Popo was a wonderful presence, a rock sundry folks held on to when swept into a vortex. Ask the lives moved by his kindness – the warmth in his sparse words. His reassuring silence.

Darwin was just as silent, but to be dutiful even when severely ill tells a lot. He was more than a muscle. Surely, more than those whose mess he cleaned. Because he had Character. Grit. Dignity. At a time, it was easy to break.

So – in rooms lit by long candles, their flames flickering in the cold wind, amid brewed coffee, and alternating hymns sang and hummed in Iocal dialects and the testimonies that lasted until dawn, the same question nagged at the mourners: How could this have happened?

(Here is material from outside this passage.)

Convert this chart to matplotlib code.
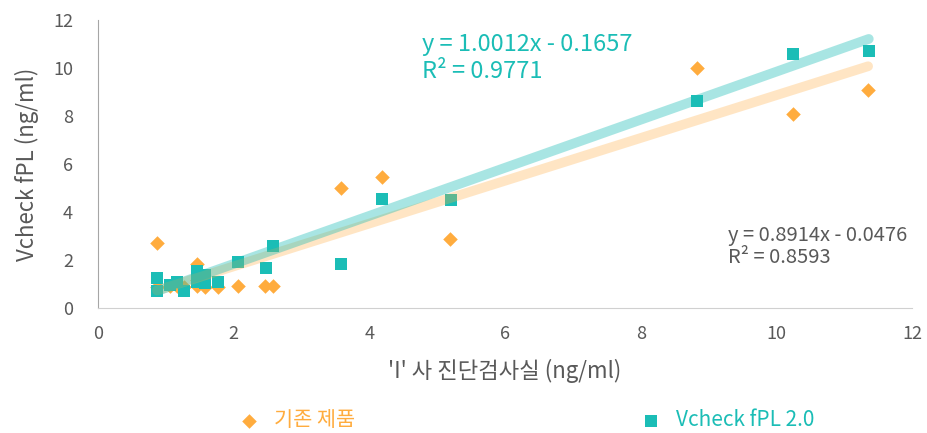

In her testimony, Popo’s aunt said she was the last person Popo, slender and mild-mannered, spoke to on the phone and she swore nothing in his voice hinted distress or anything amiss. Before the illness got full-blown, Darwin, father of two toddlers, was a picture of health, not shy with his chiseled body fit for any bodybuilding tilt.

So, how?

At the back row, Popo’s elderly parents sat, who now had to bury their youngest son around noon in four days; and a young widow, for the longest time, tried to be brave for two wide-eyed toddlers by her side. On a tray three chairs to their left, a pile of candies glittered, but the toddlers just looked straight ahead, at times at the ceiling or the floor, but often toward the casket where their daddy lay.

The hymns, if sang elsewhere, may have offered some measure of hope; but in these solemnly-lit rooms, where the sighs heave deep, they seem to offer little relief, and the testimonies on the kindness of the departed, although always heartfelt, only seem to remind, at times, the bereaved of their great loss.

But it is rather impossible to read these moments. For almost everyone there had yet to overcome his or her own disbelief.

And so, for the grieving brother and sister, staving off tears, to express their gratitude to those who came to share their grief, we are the ones who are re-assured there is still enough courage and dignity in the world. And that, often, it is our presence we can ever really give.